OBJECTIVE -
Return, without pictures, the lines from the start of the data through the one that contains "const ctx = document.getElementById('myChart');".

------------------------------

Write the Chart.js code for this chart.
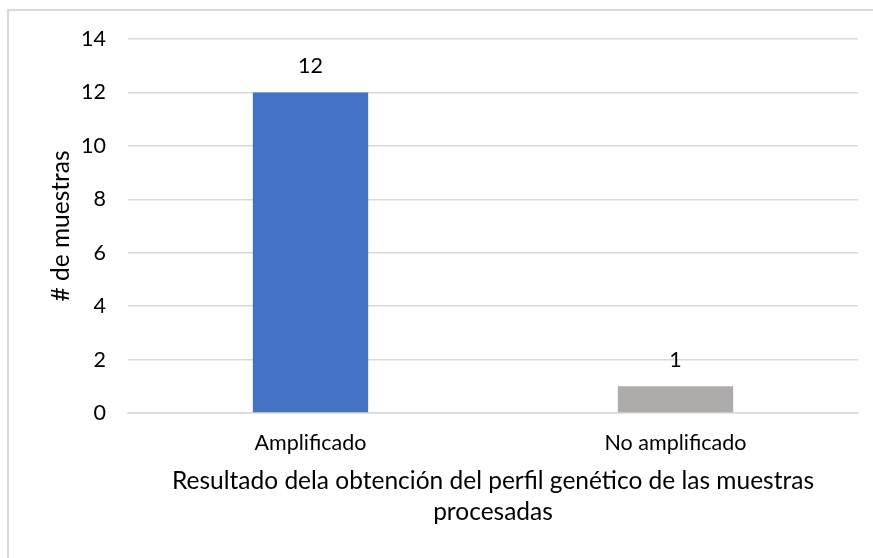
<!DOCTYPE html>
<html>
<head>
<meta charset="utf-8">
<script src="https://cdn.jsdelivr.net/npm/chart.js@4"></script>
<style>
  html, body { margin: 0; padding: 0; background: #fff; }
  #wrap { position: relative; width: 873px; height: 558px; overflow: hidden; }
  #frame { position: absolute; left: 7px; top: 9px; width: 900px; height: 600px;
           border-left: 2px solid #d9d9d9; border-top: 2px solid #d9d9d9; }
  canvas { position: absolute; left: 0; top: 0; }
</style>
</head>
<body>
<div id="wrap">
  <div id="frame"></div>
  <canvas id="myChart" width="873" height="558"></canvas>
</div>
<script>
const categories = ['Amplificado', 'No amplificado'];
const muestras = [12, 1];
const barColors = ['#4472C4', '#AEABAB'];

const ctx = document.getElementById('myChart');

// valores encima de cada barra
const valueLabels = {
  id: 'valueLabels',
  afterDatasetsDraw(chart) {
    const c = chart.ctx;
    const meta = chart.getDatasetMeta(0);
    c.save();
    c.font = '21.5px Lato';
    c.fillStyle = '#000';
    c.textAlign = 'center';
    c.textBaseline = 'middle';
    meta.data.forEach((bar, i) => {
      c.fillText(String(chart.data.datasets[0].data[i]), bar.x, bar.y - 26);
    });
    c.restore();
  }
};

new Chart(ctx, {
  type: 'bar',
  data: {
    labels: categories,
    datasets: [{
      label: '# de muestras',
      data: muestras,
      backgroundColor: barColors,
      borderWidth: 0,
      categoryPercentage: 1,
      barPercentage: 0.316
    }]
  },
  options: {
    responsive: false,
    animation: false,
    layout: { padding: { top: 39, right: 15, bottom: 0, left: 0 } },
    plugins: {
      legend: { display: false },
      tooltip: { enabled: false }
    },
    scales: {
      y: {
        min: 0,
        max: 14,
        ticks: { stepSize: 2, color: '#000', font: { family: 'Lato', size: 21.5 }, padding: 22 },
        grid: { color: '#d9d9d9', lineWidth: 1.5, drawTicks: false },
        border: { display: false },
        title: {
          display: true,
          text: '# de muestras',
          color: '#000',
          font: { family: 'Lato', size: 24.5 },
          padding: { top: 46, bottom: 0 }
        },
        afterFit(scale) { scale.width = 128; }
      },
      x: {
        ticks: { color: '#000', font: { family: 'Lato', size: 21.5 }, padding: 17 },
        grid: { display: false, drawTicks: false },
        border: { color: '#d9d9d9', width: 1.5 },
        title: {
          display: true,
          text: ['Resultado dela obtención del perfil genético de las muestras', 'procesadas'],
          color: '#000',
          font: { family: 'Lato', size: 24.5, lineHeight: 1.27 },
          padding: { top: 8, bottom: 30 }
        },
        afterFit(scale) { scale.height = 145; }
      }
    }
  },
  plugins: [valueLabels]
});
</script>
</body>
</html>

------------------------------

IN RESPONSE -
Write the Chart.js code for this chart.
<!DOCTYPE html>
<html>
<head>
<meta charset="utf-8">
<script src="https://cdn.jsdelivr.net/npm/chart.js@4"></script>
<style>
  html, body { margin: 0; padding: 0; background: #fff; }
  #wrap { position: relative; width: 873px; height: 558px; overflow: hidden; }
  #frame { position: absolute; left: 7px; top: 9px; width: 900px; height: 600px;
           border-left: 2px solid #d9d9d9; border-top: 2px solid #d9d9d9; }
  canvas { position: absolute; left: 0; top: 0; }
</style>
</head>
<body>
<div id="wrap">
  <div id="frame"></div>
  <canvas id="myChart" width="873" height="558"></canvas>
</div>
<script>
const categories = ['Amplificado', 'No amplificado'];
const muestras = [12, 1];
const barColors = ['#4472C4', '#AEABAB'];

const ctx = document.getElementById('myChart');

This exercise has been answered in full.